Bank Indonesia (BI) memutuskan untuk menaikkan suku bunga acuan (7 Days Reverse Repo Rate/7DRRR) sebesar 50 basis poin (bps) menjadi 5,25 persen. Keputusan itu diambil dalam Rapat Dewan Gubernur (RDG) BI yang dilangsungkan pada 28-29 Juni 2018.
Gubernur BI Perry Warjiyo, mengatakan keputusan ini diambil sebagai upaya menstabilkan nilai tukar rupiah di tengah besarnya tekanan global, khususnya dari Amerika Serikat (AS). Saat ini nilai tukar rupiah sudah diatas Rp 14.000.
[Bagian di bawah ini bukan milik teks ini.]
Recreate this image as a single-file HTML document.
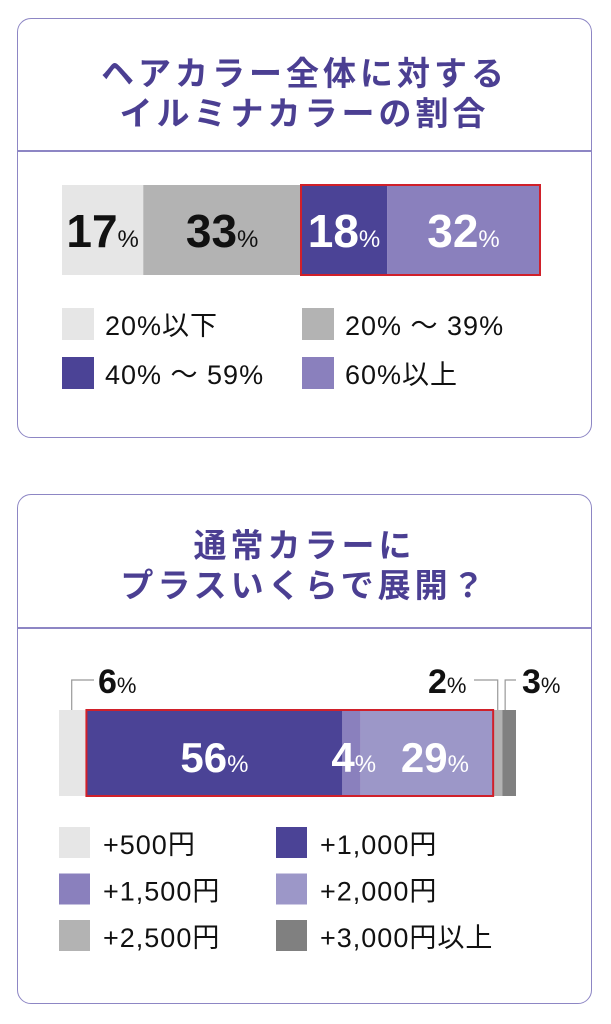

“RDG BI memutuskan untuk menaikkan 7DRRR sebesar 50 basis poin menjadi 5,25 persen. Ini berlaku mulai hari ini, Jumat 29 Juni 2018," terang Perry di Kompleks BI, Jumat (29/06).
BI juga menaikkan dengan suku bunga deposit facility dan suku bunga lending facility sebesar 50 bps, masing-masing menjadi 4,5 persen dan 5,75 persen.
Sekedar informasi, kenaikan bunga acuan BI ini adalah yang ketiga kalinya pada tahun ini, setelah sebelumnya BI menaikkan suku bunga pada 17 Mei dan 30 Mei lalu sebesar 0.25 basis poin.
BI memprediksi, arah kebijakan bank sentral AS, The Federal Reserve akan lebih agresif sampai akhir tahun ini. The Fed diperkirakan akan menaikkan bunga acuannya hingga empat kali atau lebih tinggi dari proyeksi sebelumnya sebanyak tiga kali sampai akhir tahun ini.
Begitu pula tahun depan, kenaikan pada tahun depan, diperkirakan akan meningkat dari dua kali menjadi tiga kali. Hal ini diperkirakan akan terus meningkatkan imbal hasil (yield) surat utang atau obligasi AS (US Treasury).
Selain itu, ada pula tekanan dari bank sentral Eropa (The European Central Bank/EBC) yang akan mengurangi pembelian obligasi pada September nanti dan menghentikan pembelian pada Desember 2018.
Sentimen juga datang dari bank sentral China yang menurunkan batas Giro Wajib Minimum (GWM). Hal tersebut juga membuat mata uang China, renmimbi melemah.
Sentimen negatif dari memanasnya tensi perang dagang antara AS-China dan Uni Eropa juga meningkatkan risiko dan ketidakpastian pasar keuangan global.
Pada akhirnya, ini memicu penguatan dolar AS terhadap hampir semua mata uang global, termasuk rupiah. Rupiah sendiri telah terdepresi hingga 5,72 persen sejak 1 Januari hingga 28 Juni 2018.
Sedangkan di dalam negeri, BI melihat sebenarnya perekonomian domestik tetap baik. Hal ini terlihat dari inflasi yang terjaga rendah. Inflasi Mei 2018 sebesar 0,21 persen secara bulanan (month-to-month/mtm). Lalu, inflasi secara tahun berjalan (year-to-date/ytd) sebesar persen dan secara tahunan (year-to-year/yoy) di angka 3,23 persen.
Meski neraca perdagangan kembali mengalami defisit sebesar US$1,52 miliar pada Mei lalu. Namun, secara keseluruhan pertumbuhan ekonomi kuartal II 2108 diperkirakan tetap tumbuh baik dan pada akhir tahun ini ditargetkan menembus 5,1-5,5 persen.
Sebab, konsumsi rumah tangga diperkirakan akan tinggi berkat stimulus fiskal dari pemerintah berupa Tunjangan Hari Raya (THR) dan inflasi rendah. Hal ini tercermin pula dari kenaikan penjualan ritel dan kendaraan bermotor. Selain itu, investasi terlihat baik. Begitu pula dengan impor dan ekspor.